Below are the records; copy each line in them that holds the word "code".

• Stored data:
####################
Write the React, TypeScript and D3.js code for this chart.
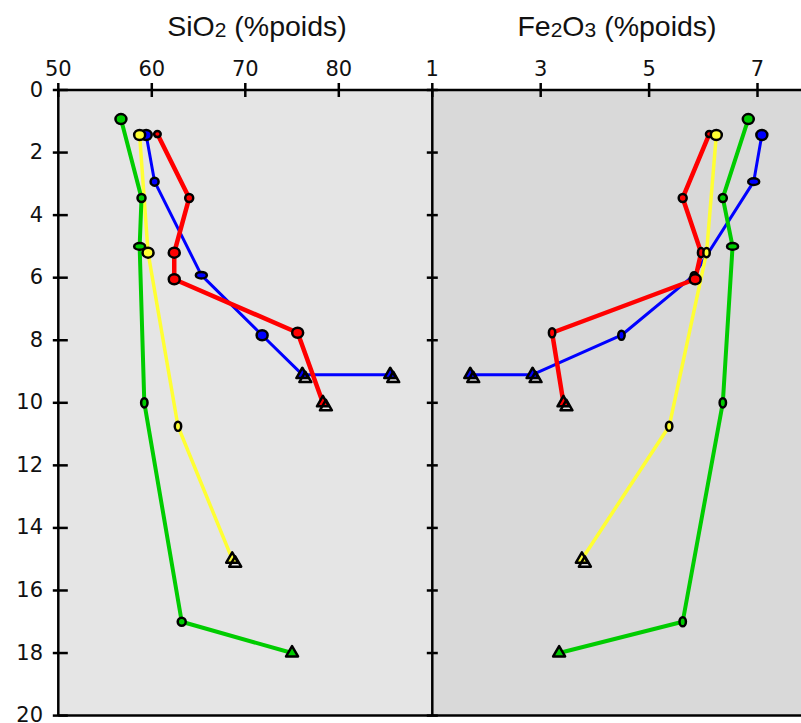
####################
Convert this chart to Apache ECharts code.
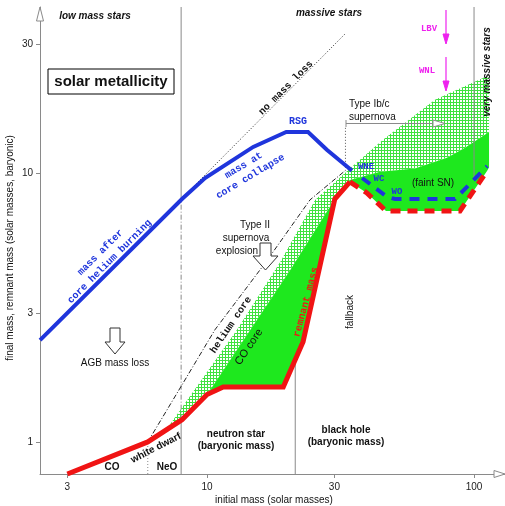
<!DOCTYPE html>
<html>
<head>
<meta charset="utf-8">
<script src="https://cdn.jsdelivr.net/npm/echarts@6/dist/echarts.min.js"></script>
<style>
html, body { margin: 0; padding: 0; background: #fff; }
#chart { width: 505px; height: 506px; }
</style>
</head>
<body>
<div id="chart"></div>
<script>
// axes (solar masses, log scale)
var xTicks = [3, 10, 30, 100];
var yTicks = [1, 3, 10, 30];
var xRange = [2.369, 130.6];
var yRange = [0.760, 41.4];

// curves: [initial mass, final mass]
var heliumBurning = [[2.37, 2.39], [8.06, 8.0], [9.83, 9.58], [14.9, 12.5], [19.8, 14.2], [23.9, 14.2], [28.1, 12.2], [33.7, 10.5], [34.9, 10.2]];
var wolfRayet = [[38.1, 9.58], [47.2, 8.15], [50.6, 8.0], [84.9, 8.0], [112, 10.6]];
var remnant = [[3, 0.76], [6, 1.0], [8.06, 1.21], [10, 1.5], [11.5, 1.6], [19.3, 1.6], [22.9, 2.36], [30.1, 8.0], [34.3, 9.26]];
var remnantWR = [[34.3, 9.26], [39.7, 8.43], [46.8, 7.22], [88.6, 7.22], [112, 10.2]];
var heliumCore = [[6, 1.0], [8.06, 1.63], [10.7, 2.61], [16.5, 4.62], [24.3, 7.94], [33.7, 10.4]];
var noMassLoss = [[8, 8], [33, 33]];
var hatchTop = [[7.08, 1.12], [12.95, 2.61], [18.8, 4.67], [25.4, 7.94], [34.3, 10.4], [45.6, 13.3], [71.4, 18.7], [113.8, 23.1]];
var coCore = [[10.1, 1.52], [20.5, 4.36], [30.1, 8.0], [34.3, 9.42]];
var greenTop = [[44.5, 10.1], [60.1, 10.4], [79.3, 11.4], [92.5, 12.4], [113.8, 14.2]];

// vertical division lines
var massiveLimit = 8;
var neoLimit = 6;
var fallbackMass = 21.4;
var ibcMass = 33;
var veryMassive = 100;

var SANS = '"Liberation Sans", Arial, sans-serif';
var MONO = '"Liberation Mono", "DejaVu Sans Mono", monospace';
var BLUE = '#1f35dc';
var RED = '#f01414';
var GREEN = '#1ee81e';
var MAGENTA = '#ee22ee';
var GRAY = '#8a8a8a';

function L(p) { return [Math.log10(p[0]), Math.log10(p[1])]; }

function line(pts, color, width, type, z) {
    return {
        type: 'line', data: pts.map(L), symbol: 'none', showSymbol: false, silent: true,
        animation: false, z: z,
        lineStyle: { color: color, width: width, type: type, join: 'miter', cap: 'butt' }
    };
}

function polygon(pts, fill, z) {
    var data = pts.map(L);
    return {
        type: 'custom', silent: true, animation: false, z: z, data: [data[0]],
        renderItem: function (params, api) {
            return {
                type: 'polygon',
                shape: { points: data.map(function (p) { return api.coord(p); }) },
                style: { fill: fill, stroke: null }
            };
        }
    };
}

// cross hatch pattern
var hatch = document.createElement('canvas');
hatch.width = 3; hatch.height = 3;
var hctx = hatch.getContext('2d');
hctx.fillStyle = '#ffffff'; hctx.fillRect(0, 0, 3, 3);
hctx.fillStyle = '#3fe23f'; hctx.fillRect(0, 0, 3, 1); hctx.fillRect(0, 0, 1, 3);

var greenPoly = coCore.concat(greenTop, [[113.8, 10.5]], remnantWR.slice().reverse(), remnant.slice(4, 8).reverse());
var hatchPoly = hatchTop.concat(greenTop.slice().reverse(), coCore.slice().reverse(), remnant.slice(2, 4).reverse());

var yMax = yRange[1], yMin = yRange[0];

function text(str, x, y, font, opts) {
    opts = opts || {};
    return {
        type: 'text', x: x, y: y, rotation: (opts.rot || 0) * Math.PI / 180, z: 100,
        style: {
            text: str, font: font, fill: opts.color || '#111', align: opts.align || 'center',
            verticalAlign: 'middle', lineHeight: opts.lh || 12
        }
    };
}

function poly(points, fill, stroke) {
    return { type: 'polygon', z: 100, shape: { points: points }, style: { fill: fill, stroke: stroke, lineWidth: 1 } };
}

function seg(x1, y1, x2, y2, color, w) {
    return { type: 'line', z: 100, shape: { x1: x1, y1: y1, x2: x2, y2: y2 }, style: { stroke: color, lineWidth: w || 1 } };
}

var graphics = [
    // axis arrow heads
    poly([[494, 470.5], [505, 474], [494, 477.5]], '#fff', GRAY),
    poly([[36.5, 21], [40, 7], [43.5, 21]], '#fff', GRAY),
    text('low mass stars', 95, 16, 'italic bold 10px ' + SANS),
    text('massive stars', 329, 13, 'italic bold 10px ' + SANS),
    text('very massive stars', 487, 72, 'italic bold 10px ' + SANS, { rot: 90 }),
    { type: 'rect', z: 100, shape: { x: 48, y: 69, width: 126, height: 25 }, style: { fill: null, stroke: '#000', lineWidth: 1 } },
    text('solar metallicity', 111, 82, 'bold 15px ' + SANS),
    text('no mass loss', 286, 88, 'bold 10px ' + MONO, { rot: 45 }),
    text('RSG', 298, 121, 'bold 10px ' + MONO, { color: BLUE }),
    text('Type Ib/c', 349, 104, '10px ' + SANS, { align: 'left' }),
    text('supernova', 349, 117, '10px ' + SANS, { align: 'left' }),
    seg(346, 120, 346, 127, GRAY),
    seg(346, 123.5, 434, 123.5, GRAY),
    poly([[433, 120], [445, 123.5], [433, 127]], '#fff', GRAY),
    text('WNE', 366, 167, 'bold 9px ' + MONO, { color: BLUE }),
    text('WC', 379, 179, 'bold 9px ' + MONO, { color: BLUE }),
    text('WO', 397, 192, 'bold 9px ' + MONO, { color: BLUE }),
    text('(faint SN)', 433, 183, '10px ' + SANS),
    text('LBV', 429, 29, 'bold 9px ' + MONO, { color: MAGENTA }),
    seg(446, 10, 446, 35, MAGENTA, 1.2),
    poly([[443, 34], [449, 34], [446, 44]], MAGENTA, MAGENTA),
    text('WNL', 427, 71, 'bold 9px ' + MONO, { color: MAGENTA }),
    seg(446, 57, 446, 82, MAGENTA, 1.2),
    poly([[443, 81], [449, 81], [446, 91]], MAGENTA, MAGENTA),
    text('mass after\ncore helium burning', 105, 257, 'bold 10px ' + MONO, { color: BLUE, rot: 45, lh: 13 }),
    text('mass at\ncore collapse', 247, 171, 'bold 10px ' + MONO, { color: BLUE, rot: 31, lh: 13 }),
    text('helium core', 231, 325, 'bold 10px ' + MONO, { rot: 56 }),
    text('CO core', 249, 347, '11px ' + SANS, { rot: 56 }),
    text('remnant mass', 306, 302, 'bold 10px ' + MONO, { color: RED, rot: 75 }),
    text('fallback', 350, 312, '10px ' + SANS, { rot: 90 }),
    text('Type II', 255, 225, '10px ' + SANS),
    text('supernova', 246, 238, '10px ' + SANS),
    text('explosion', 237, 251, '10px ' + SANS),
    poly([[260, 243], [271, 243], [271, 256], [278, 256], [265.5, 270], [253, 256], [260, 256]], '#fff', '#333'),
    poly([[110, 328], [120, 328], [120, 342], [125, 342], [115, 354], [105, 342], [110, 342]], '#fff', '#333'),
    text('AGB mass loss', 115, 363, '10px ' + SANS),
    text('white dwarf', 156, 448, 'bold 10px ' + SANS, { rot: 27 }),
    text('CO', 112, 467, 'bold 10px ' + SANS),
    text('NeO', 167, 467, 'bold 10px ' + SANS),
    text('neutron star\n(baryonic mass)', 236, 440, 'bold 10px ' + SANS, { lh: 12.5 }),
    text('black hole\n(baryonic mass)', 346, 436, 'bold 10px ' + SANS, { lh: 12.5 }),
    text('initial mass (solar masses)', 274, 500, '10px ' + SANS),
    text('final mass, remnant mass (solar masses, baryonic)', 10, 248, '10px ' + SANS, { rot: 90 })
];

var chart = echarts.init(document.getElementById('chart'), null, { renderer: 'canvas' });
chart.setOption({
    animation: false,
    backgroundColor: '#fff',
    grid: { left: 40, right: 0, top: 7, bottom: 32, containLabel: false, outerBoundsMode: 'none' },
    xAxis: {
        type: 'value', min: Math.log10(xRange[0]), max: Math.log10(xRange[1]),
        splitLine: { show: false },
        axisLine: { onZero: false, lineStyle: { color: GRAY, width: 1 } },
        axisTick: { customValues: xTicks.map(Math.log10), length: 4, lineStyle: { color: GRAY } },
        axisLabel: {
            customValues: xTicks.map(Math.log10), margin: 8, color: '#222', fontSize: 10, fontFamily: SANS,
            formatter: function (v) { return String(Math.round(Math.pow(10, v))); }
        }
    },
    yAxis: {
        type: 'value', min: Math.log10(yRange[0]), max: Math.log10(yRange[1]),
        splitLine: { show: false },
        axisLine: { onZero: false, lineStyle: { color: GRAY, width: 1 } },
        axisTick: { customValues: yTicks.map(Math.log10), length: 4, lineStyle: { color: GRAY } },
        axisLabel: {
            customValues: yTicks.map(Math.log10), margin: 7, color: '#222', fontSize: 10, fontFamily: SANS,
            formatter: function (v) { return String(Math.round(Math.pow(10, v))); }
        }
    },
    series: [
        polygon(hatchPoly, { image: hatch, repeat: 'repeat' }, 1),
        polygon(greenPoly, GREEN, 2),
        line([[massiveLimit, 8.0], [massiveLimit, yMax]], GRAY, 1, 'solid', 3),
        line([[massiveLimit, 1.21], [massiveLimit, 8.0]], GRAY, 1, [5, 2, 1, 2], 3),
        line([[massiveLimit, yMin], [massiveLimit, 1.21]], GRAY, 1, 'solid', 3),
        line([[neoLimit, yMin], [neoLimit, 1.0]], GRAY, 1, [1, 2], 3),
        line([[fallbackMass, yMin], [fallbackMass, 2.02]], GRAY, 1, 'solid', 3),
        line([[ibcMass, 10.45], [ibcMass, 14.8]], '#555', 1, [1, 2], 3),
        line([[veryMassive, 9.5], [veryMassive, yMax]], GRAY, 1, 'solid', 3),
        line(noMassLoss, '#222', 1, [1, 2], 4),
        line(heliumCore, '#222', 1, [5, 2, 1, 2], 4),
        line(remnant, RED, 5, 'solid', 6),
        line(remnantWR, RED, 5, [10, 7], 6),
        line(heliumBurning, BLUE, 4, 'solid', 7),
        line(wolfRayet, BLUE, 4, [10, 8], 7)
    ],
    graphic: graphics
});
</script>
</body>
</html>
####################
• The output:
Write the React, TypeScript and D3.js code for this chart.
Convert this chart to Apache ECharts code.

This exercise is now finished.